# Datenbank für Java Anwendung wie SQLite ohne Installation



## pyr0t0n (9. Apr 2008)

Aloah,


also immoment Speicher ich meine Daten immer in Textdateien durch TABs oder KOMMATA getrennt. Ich schreibe nun aber eine Software zur verwaltung von Reisegruppen.

Nun will ich eine möglichkeit der Datenspeicherung haben wie SQLite. SQLite hat ja als Datenbank nur eine Datei mit der man über die normalen SQL Statements zugreifen kann.

Allerdings suche ich eine Datenbank mit der ich arbeiten kann wo ich auf dem Zielrechner wo die Anwendung im endeffekt läuft, NICHTS zusätzlich installieren muss, sondern Theoretisch nur die JAR Datei abgeben muss und das ganze dann läuft.

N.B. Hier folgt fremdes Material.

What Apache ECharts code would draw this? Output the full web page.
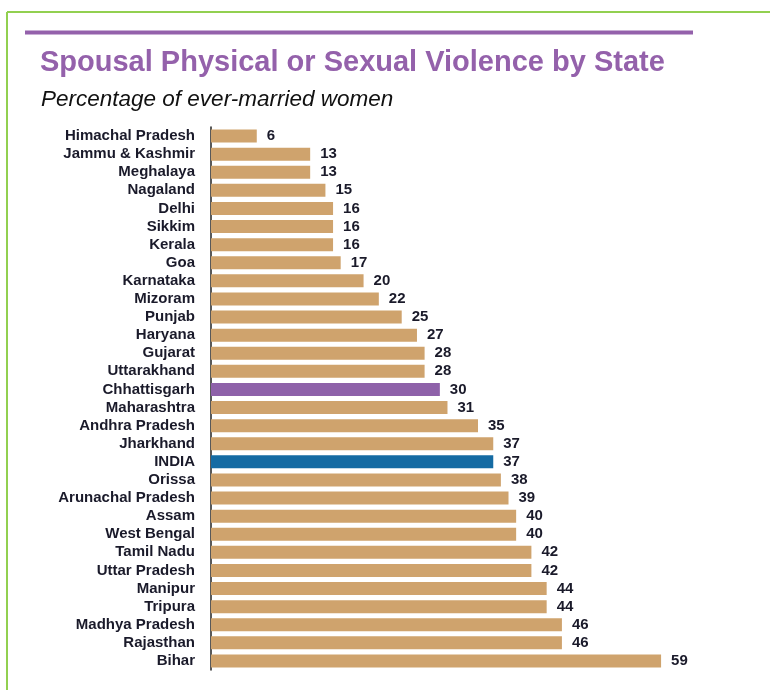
<!DOCTYPE html>
<html><head><meta charset="utf-8">
<script src="https://cdn.jsdelivr.net/npm/echarts@6/dist/echarts.min.js"></script>
<style>html,body{margin:0;padding:0;background:#fff}#c{width:770px;height:690px}</style>
</head><body><div id="c"></div>
<script>
var states = ["Himachal Pradesh","Jammu & Kashmir","Meghalaya","Nagaland","Delhi","Sikkim","Kerala","Goa","Karnataka","Mizoram","Punjab","Haryana","Gujarat","Uttarakhand","Chhattisgarh","Maharashtra","Andhra Pradesh","Jharkhand","INDIA","Orissa","Arunachal Pradesh","Assam","West Bengal","Tamil Nadu","Uttar Pradesh","Manipur","Tripura","Madhya Pradesh","Rajasthan","Bihar"];
var values = [6,13,13,15,16,16,16,17,20,22,25,27,28,28,30,31,35,37,37,38,39,40,40,42,42,44,44,46,46,59];
var highlight = {"Chhattisgarh":"#8e61a9","INDIA":"#156ba3"};
var baseColor = "#cfa36d";
var FONT = "'Liberation Sans',Arial,sans-serif";

var chart = echarts.init(document.getElementById('c'));
chart.setOption({
  animation:false,
  backgroundColor:'#fff',
  graphic:[
    {type:'line',shape:{x1:7,y1:12,x2:770,y2:12},style:{stroke:'#92d050',lineWidth:2}},
    {type:'line',shape:{x1:7,y1:12,x2:7,y2:690},style:{stroke:'#92d050',lineWidth:2}},
    {type:'line',shape:{x1:25,y1:32.5,x2:693,y2:32.5},style:{stroke:'#9461ab',lineWidth:4}}
  ],
  title:[
    {text:'Spousal Physical or Sexual Violence by State',left:35,top:43,
     textStyle:{fontFamily:FONT,fontWeight:'bold',fontSize:29,color:'#9461ab'}},
    {text:'Percentage of ever-married women',left:36,top:83,
     textStyle:{fontFamily:FONT,fontStyle:'italic',fontWeight:'normal',fontSize:22.5,color:'#111'}}
  ],
  grid:{left:211,top:127,right:25,bottom:20,containLabel:false},
  xAxis:{type:'value',min:0,max:70,show:false},
  yAxis:{type:'category',data:states,inverse:true,
    axisLine:{show:true,lineStyle:{color:'#222',width:1.5}},
    axisTick:{show:false},
    axisLabel:{interval:0,margin:16,fontFamily:FONT,fontWeight:'bold',fontSize:15,color:'#1a1a2a'}},
  series:[{type:'bar',barWidth:13,
    data:values.map(function(v,i){return {value:v,itemStyle:{color:highlight[states[i]]||baseColor}};}),
    label:{show:true,position:'right',distance:10,fontFamily:FONT,fontWeight:'bold',fontSize:15,color:'#1a1a2a'}
  }]
});
</script></body></html>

Bin hier dann auf dieses HSQL gestoßen welches man aber, so wie ich es rausgelesen habe, auch wieder installieren muss.

Gibts denn da eine Datenbank die ich verwenden könnte oder meine Chancen da Aussichtslos ?

Danke schonmal für eure Hilfe!

Mit freundlichen Grüßen
Marcel / pyr0t0n


EDIT: Die Datenbank muss nicht netzwerkfähig sein oder sonst was die Läuft nur auf diesem einen Rechner.


----------



## ice-breaker (9. Apr 2008)

HSQLDB wird nicht installiert sondern einfach nur als Jar-Package eingebunden und fertig, ist genau das, was du suchst


----------



## pyr0t0n (9. Apr 2008)

Achso... ok und gibts da auch gescheite Tutorials zu ? bzw kennst du eines ? ^^

schon erledigt hab was gefunden... danke nochmal


----------



## Guest (11. Apr 2008)

Hallo!

Also ist es schon so, dass man SQLite installieren müsste? Wir wollen eben auch ein standalone-Programm in Java schreiben und da brauchen wir auch eine kleine Datenbank. Aber was ich da so herausgelesen habe, ist ja eigentlich HSQL die bessere Variante da diese ohnehin schon in Java implementiert ist und SQLite in C?

Was haltet ihr von SQLite mit JDBC-Driver? Hat vielleicht jemand schon Erfahrung mit den Dingen und könnte mir eine Datenbank (HSQL oder SQLite) empfehlen?

liebe grüße, 
alex


----------



## HoaX (11. Apr 2008)

sqlite ist müll, egal ob mit direkt mit c oder java via jni. du haben intern nichtmal feste typen, du kannst locker einen string in eine int-spalte schreiben ....

nimm was java natives, dann weißt du auch dass es auch auf anderen platformen läuft ohne dass du schauen musst ob es sqlite für diese gibt.
ob du jetzt hsqldb, h2, derby, javadb, ... nimmst hängt von deinen anforderungen ab.


----------